***** MATERIAL PROVIDED

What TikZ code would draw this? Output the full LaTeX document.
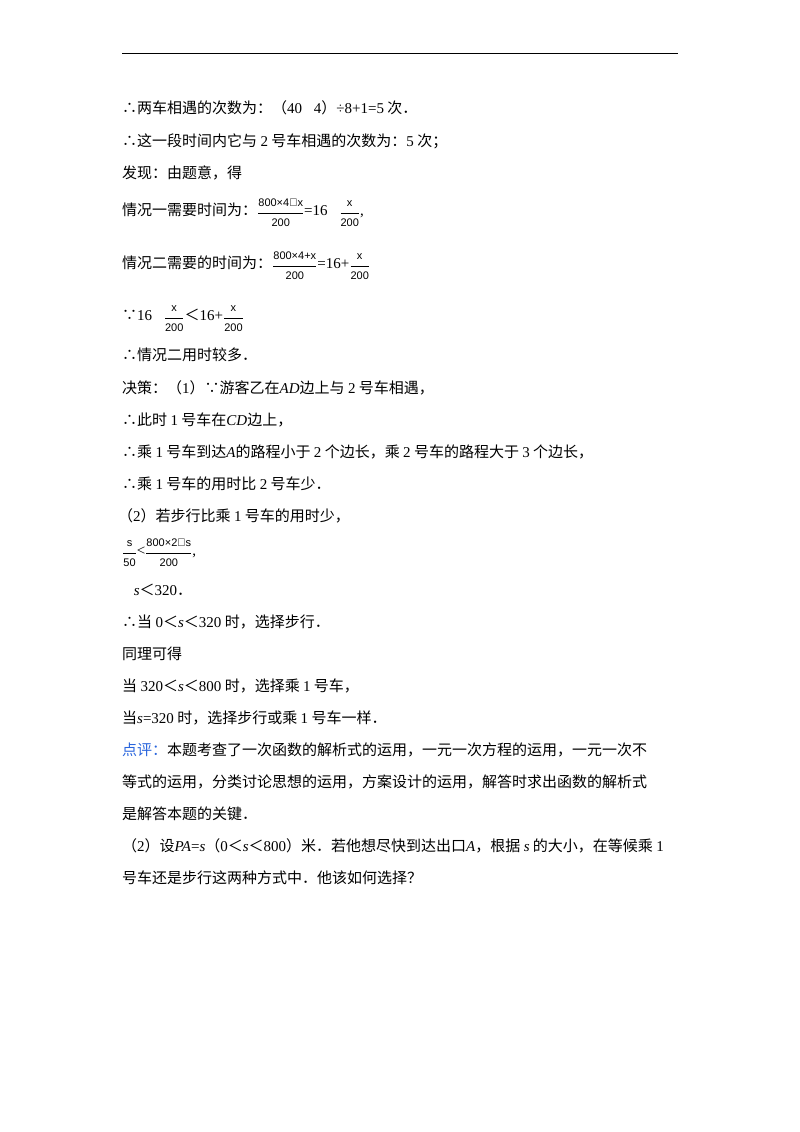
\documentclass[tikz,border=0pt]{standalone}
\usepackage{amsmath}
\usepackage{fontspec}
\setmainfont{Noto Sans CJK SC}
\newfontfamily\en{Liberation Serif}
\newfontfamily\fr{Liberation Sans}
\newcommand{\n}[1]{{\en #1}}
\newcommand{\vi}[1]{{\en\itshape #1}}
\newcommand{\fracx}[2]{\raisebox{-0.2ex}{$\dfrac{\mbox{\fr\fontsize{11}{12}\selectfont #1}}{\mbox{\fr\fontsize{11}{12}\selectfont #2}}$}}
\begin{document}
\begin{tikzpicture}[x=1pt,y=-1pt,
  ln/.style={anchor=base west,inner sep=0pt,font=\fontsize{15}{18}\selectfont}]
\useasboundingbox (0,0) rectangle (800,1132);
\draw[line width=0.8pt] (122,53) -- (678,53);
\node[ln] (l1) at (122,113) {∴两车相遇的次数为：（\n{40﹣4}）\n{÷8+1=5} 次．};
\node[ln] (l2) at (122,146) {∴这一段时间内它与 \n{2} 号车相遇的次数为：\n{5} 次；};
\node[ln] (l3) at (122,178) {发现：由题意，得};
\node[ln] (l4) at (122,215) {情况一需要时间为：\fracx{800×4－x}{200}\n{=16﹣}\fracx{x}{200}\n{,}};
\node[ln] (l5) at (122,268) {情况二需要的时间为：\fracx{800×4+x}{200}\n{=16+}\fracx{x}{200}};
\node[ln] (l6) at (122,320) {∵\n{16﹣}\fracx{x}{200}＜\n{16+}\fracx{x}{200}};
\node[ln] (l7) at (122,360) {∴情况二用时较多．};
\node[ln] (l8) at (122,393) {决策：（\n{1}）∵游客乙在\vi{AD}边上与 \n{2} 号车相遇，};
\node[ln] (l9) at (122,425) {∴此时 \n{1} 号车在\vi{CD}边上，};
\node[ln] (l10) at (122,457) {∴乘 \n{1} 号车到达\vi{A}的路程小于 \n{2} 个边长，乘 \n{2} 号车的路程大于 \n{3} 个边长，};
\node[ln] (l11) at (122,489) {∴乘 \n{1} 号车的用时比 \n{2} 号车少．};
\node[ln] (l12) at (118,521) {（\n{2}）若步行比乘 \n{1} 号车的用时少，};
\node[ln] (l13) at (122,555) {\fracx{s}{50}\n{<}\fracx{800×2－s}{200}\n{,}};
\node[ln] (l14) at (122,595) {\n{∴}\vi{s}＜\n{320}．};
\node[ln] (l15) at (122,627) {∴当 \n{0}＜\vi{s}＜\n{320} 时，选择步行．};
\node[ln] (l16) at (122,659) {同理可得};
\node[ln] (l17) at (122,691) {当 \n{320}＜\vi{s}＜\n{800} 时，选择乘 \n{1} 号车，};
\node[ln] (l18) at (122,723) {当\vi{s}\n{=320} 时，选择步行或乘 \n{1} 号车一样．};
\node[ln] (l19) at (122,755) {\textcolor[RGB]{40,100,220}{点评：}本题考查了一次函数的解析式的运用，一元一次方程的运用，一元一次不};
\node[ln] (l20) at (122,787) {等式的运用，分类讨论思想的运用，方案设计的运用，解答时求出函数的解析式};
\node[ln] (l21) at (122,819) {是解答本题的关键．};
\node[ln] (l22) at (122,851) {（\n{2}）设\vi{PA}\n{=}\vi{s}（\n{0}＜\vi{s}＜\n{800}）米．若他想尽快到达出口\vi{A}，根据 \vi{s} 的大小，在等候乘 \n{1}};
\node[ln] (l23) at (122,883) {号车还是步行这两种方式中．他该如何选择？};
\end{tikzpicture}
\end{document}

**********

WHAT TO PRODUCE:
The pictures should not be reproduced; quote all of the other material exactly.

TASK SOLUTION:
What TikZ code would draw this? Output the full LaTeX document.
\documentclass[tikz,border=0pt]{standalone}
\usepackage{amsmath}
\usepackage{fontspec}
\setmainfont{Noto Sans CJK SC}
\newfontfamily\en{Liberation Serif}
\newfontfamily\fr{Liberation Sans}
\newcommand{\n}[1]{{\en #1}}
\newcommand{\vi}[1]{{\en\itshape #1}}
\newcommand{\fracx}[2]{\raisebox{-0.2ex}{$\dfrac{\mbox{\fr\fontsize{11}{12}\selectfont #1}}{\mbox{\fr\fontsize{11}{12}\selectfont #2}}$}}
\begin{document}
\begin{tikzpicture}[x=1pt,y=-1pt,
  ln/.style={anchor=base west,inner sep=0pt,font=\fontsize{15}{18}\selectfont}]
\useasboundingbox (0,0) rectangle (800,1132);
\draw[line width=0.8pt] (122,53) -- (678,53);
\node[ln] (l1) at (122,113) {∴两车相遇的次数为：（\n{40﹣4}）\n{÷8+1=5} 次．};
\node[ln] (l2) at (122,146) {∴这一段时间内它与 \n{2} 号车相遇的次数为：\n{5} 次；};
\node[ln] (l3) at (122,178) {发现：由题意，得};
\node[ln] (l4) at (122,215) {情况一需要时间为：\fracx{800×4－x}{200}\n{=16﹣}\fracx{x}{200}\n{,}};
\node[ln] (l5) at (122,268) {情况二需要的时间为：\fracx{800×4+x}{200}\n{=16+}\fracx{x}{200}};
\node[ln] (l6) at (122,320) {∵\n{16﹣}\fracx{x}{200}＜\n{16+}\fracx{x}{200}};
\node[ln] (l7) at (122,360) {∴情况二用时较多．};
\node[ln] (l8) at (122,393) {决策：（\n{1}）∵游客乙在\vi{AD}边上与 \n{2} 号车相遇，};
\node[ln] (l9) at (122,425) {∴此时 \n{1} 号车在\vi{CD}边上，};
\node[ln] (l10) at (122,457) {∴乘 \n{1} 号车到达\vi{A}的路程小于 \n{2} 个边长，乘 \n{2} 号车的路程大于 \n{3} 个边长，};
\node[ln] (l11) at (122,489) {∴乘 \n{1} 号车的用时比 \n{2} 号车少．};
\node[ln] (l12) at (118,521) {（\n{2}）若步行比乘 \n{1} 号车的用时少，};
\node[ln] (l13) at (122,555) {\fracx{s}{50}\n{<}\fracx{800×2－s}{200}\n{,}};
\node[ln] (l14) at (122,595) {\n{∴}\vi{s}＜\n{320}．};
\node[ln] (l15) at (122,627) {∴当 \n{0}＜\vi{s}＜\n{320} 时，选择步行．};
\node[ln] (l16) at (122,659) {同理可得};
\node[ln] (l17) at (122,691) {当 \n{320}＜\vi{s}＜\n{800} 时，选择乘 \n{1} 号车，};
\node[ln] (l18) at (122,723) {当\vi{s}\n{=320} 时，选择步行或乘 \n{1} 号车一样．};
\node[ln] (l19) at (122,755) {\textcolor[RGB]{40,100,220}{点评：}本题考查了一次函数的解析式的运用，一元一次方程的运用，一元一次不};
\node[ln] (l20) at (122,787) {等式的运用，分类讨论思想的运用，方案设计的运用，解答时求出函数的解析式};
\node[ln] (l21) at (122,819) {是解答本题的关键．};
\node[ln] (l22) at (122,851) {（\n{2}）设\vi{PA}\n{=}\vi{s}（\n{0}＜\vi{s}＜\n{800}）米．若他想尽快到达出口\vi{A}，根据 \vi{s} 的大小，在等候乘 \n{1}};
\node[ln] (l23) at (122,883) {号车还是步行这两种方式中．他该如何选择？};
\end{tikzpicture}
\end{document}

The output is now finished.